Figure scripts
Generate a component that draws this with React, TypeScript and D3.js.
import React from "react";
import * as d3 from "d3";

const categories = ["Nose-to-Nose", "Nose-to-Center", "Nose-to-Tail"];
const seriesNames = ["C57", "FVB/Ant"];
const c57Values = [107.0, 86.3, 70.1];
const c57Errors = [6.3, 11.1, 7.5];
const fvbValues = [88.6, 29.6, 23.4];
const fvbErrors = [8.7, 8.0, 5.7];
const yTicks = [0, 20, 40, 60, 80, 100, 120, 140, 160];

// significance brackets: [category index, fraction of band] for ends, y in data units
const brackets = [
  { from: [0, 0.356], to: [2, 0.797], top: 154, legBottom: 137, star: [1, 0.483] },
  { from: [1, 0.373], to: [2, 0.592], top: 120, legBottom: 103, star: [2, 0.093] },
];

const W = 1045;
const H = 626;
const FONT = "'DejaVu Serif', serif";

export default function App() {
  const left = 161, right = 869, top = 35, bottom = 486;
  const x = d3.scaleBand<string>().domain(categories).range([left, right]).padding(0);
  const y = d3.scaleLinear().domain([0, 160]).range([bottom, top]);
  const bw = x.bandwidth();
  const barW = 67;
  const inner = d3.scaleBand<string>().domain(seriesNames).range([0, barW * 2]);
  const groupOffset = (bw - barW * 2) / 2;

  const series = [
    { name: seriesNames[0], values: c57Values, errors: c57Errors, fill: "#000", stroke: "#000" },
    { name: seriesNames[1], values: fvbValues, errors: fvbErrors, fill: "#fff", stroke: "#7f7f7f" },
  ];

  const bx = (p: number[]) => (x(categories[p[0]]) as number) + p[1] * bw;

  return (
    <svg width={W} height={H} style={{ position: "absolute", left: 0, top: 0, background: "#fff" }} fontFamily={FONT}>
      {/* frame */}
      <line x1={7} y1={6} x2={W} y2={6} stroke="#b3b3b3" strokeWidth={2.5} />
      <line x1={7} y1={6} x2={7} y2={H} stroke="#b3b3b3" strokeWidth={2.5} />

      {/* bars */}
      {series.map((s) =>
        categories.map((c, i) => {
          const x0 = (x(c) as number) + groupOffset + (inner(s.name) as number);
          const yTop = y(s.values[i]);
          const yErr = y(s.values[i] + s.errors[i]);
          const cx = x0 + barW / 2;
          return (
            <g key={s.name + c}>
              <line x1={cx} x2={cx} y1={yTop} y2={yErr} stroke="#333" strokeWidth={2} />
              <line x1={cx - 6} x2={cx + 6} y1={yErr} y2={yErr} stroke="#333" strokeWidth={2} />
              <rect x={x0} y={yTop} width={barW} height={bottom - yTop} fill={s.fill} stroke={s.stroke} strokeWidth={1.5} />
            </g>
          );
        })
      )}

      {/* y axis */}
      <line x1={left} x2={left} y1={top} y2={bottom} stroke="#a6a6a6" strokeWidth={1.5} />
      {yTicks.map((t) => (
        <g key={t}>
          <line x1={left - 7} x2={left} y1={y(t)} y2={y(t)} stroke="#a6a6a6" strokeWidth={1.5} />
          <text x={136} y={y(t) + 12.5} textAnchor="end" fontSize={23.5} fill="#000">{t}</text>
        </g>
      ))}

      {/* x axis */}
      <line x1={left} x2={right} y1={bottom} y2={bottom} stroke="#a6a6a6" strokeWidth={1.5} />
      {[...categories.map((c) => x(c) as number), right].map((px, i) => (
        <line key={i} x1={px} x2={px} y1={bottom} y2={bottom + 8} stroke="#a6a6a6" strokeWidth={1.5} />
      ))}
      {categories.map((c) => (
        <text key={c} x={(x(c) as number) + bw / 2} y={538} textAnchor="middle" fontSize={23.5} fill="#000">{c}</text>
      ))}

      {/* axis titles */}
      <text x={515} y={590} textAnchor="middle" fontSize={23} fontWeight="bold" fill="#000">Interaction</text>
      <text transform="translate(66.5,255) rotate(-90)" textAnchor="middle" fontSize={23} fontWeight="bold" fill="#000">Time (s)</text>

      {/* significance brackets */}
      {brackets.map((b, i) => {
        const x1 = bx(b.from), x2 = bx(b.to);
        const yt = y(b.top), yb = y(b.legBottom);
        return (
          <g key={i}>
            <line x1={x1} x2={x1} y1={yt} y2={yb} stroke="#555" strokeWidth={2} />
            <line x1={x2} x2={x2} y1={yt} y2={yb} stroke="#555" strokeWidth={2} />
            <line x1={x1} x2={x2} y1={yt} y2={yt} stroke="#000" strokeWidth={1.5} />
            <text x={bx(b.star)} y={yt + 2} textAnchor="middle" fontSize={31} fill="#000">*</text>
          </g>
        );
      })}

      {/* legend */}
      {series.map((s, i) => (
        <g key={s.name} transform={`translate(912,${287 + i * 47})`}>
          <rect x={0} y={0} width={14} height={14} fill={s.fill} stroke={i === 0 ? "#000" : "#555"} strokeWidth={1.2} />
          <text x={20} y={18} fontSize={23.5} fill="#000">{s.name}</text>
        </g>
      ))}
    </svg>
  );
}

...

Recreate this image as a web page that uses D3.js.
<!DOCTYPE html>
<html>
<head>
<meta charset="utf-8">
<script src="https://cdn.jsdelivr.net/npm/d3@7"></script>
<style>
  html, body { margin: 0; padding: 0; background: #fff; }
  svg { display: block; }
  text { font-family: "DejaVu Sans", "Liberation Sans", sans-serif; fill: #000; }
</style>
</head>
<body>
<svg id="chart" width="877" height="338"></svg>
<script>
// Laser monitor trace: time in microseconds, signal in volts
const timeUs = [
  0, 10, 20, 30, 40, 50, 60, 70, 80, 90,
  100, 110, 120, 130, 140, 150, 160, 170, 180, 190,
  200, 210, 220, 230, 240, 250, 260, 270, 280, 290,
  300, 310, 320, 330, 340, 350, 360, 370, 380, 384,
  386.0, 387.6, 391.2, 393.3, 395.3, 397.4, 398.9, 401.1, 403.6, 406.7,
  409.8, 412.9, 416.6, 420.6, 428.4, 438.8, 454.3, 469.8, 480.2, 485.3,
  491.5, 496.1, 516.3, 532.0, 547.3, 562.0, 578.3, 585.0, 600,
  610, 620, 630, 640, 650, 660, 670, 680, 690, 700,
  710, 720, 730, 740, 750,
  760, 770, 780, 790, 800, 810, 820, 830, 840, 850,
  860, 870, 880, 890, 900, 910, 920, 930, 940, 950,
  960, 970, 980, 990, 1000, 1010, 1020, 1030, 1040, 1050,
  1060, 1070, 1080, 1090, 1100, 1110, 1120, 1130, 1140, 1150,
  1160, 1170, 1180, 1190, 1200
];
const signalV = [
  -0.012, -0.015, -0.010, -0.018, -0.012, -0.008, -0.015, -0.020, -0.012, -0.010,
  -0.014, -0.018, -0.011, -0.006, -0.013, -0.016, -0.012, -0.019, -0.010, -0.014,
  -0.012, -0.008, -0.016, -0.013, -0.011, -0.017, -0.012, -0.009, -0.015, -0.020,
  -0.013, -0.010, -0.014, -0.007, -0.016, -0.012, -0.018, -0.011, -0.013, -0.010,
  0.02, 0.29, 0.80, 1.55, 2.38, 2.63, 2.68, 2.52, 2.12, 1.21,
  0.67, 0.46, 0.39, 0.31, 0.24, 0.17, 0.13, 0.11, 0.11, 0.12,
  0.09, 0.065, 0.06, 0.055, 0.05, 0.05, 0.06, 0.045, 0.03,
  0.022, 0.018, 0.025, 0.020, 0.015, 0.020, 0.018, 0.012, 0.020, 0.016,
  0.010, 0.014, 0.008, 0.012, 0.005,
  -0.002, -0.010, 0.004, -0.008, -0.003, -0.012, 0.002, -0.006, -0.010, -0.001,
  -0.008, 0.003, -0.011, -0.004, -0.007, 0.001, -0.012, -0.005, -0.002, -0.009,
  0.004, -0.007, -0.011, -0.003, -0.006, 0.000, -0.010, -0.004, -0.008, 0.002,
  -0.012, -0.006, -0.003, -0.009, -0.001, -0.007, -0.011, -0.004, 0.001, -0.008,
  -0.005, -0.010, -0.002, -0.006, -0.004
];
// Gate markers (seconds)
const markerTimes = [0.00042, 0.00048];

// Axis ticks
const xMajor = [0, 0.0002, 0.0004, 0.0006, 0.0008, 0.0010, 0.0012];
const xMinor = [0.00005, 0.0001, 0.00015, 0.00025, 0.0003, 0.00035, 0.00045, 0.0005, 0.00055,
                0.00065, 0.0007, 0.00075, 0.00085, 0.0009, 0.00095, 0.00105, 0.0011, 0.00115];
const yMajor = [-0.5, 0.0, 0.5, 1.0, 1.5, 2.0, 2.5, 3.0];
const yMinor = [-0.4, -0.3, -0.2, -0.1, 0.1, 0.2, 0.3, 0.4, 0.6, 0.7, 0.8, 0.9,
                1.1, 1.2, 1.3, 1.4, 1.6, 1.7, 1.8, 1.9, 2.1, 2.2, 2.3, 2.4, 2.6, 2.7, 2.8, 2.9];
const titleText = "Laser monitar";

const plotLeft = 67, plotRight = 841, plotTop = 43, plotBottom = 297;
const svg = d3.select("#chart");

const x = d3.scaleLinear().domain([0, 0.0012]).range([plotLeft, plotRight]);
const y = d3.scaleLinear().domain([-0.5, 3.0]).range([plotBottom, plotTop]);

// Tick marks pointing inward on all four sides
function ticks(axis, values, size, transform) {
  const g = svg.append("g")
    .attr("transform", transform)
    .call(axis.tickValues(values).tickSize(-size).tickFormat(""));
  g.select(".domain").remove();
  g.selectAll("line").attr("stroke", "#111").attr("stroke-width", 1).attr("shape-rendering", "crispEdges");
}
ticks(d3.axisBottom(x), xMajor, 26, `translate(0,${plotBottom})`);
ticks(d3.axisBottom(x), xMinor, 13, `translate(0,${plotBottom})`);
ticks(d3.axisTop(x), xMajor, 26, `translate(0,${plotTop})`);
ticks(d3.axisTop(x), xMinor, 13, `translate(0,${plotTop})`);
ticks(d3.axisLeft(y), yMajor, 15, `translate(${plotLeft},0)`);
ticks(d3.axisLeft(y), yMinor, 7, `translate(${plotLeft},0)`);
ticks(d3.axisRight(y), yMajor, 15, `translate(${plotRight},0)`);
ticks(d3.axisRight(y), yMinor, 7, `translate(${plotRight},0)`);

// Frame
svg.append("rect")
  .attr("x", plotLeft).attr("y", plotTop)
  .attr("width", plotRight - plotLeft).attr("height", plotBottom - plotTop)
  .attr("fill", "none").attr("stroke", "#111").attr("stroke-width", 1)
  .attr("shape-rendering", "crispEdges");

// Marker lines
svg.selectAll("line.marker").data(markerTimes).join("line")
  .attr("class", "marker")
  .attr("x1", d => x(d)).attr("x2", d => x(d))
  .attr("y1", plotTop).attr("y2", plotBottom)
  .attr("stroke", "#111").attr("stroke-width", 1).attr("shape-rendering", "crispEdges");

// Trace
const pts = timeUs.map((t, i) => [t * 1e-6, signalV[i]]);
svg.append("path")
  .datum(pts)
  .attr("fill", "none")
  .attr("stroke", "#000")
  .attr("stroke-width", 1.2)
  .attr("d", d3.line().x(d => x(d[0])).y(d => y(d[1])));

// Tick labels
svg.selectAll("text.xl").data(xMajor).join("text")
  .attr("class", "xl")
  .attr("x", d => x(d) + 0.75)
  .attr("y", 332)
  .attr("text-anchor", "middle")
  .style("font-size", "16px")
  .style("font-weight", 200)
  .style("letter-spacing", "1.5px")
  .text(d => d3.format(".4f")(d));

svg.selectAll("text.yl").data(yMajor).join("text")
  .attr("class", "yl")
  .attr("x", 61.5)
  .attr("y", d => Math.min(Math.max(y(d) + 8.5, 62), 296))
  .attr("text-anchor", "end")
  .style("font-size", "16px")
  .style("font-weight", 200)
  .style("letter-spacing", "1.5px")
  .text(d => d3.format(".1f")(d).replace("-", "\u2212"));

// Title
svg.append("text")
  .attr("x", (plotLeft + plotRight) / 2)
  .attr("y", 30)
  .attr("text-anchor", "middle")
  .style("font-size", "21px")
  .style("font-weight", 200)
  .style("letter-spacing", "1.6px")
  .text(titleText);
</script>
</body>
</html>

What to work on: From the listing above, copy all lines holding the word "that".

Exercise answer:
Generate a component that draws this with React, TypeScript and D3.js.
Recreate this image as a web page that uses D3.js.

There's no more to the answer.